Answer 14 · 2017-11-11T09:36:07.000Z

Could always do a is_html() function that users get_headers then retrieve if necessary.

Answer 15 · 2017-11-13T21:32:01.000Z

The method I was initially proposing would be done with something like this:

curl_setopt( $ch, CURLOPT_WRITEFUNCTION, "my_callback" );
  function my_callback() {
    return (isValid) ? 1 : -1;
  }

It is really not exactly I was looking for but works for all intents and purposes. The way it works can be read in detail here, but in short, it can abort a cURL operation as soon as some data has been received.

This doesn't sound amazingly efficient to me and as such I feel compelled to actually test how well it stacks up against just getting the headers and optionally the full request afterwards as @2globalnomads was proposing.

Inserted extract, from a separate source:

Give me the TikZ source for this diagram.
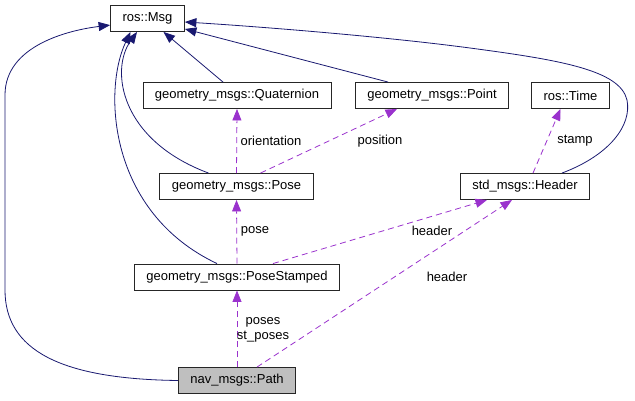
\documentclass[tikz,border=0pt]{standalone}
\usepackage{fontspec}
\setmainfont{Liberation Sans}
\usetikzlibrary{arrows.meta}
\definecolor{edgenavy}{HTML}{191970}
\definecolor{edgeorchid}{HTML}{9A32CD}
\definecolor{nodegray}{HTML}{BFBFBF}

\begin{document}
\begin{tikzpicture}[
    x=1pt, y=-1pt,
    font=\fontsize{13}{15}\selectfont,
    cls/.style={rectangle, draw=black!85, line width=0.9pt, fill=white, inner xsep=12pt, inner ysep=0pt, minimum height=26pt},
    lbl/.style={inner sep=0pt, align=center},
    inherit/.style={draw=edgenavy, line width=0.8pt, -{Triangle[length=11.5pt,width=9pt]}},
    usage/.style={draw=edgeorchid, line width=0.8pt, dash pattern=on 6pt off 4pt, -{Triangle[length=11.5pt,width=9pt]}}
]
\useasboundingbox (0,0) rectangle (635,400);

% classes
\node[cls] (msg) at (147.5,18.5) {ros::Msg};
\node[cls] (quat) at (237,95.5) {geometry\_msgs::Quaternion};
\node[cls] (point) at (432,95.5) {geometry\_msgs::Point};
\node[cls] (time) at (570.5,95.5) {ros::Time};
\node[cls] (pose) at (236.5,186.5) {geometry\_msgs::Pose};
\node[cls] (header) at (525,186.5) {std\_msgs::Header};
\node[cls] (posest) at (237,277) {geometry\_msgs::PoseStamped};
\node[cls, fill=nodegray] (path) at (237,380.5) {nav\_msgs::Path};

% inheritance
\draw[inherit] (path.west) .. controls (60,379) and (5,350) .. (5,290)
    -- (5,95) .. controls (5,45) and (70,30) .. (msg.190);
\draw[inherit] ([xshift=-14pt]quat.north) -- ([xshift=16pt]msg.south);
\draw[inherit] ([xshift=-44pt]point.north) -- ([yshift=3pt]msg.south east);
\draw[inherit] ([xshift=37pt]header.north) .. controls (610,155) and (632,125) .. (627,100)
    .. controls (620,70) and (560,60) .. (470,48)
    .. controls (380,36) and (250,26) .. ([yshift=-3.5pt]msg.east);
\draw[inherit] ([xshift=-28pt]pose.north) .. controls (120,140) and (110,70) .. ([xshift=-10.5pt]msg.south);
\draw[inherit] ([xshift=-20pt]posest.north) .. controls (108,212) and (103,90) .. ([xshift=-17pt]msg.south);

% members
\draw[usage] (pose.north) -- (quat.south);
\draw[usage] ([xshift=24pt]pose.north) -- ([xshift=-35pt]point.south);
\draw[usage] ([xshift=8pt]header.north) -- ([xshift=-10pt]time.south);
\draw[usage] (posest.north) -- (pose.south);
\draw[usage] ([xshift=36pt]posest.north) -- ([xshift=-38pt]header.south);
\draw[usage] (path.north) -- (posest.south);
\draw[usage] ([xshift=20pt]path.north) -- ([xshift=-13pt]header.south);

% member labels
\node[lbl] (l-orient) at (271,141) {orientation};
\node[lbl] (l-position) at (380,141) {position};
\node[lbl] (l-stamp) at (575,141) {stamp};
\node[lbl] (l-pose) at (255,231) {pose};
\node[lbl] (l-header1) at (432,231) {header};
\node[lbl] (l-header2) at (447,277) {header};
\node[lbl] (l-poses) at (263,330) {poses\\st\_poses};
\end{tikzpicture}
\end{document}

Answer 16 · 2017-11-13T22:10:28.000Z

I lied. The better way to do this is with CURLOPT_HEADERFUNCTION

Answer 17 · 2017-11-14T02:32:23.000Z

I created a branch to test that implementation, it's not the cleanest thing in the world, but it works. https://github.com/knyzorg/Sitemap-Generator-Crawler/tree/single-request

The performance improvements are predictably obvious with websites that have a lot of PDFs such as this one: http://rolf-herbold.de

The effect is ideal, performance for standard sites is unaffected while the performance of sites as the above is improved (how much is determined by internet speed).

Answer 18 · 2017-11-14T16:29:00.000Z

On a sidenote, I'm actually working on multi-threaded(?) version of your crawler via curl_multi_exec.

I have some non database scraped sites that I crawl to build up the site and single threaded takes forever.

Answer 19 · 2017-11-14T16:48:10.000Z

What is this curl_multi_exec version you speak of?

Answer 20 · 2017-12-27T22:04:34.000Z

After more testing. What I did is definitely not merge-able as is. On some systems, handling a failed cURL is more expensive than downloading whatever.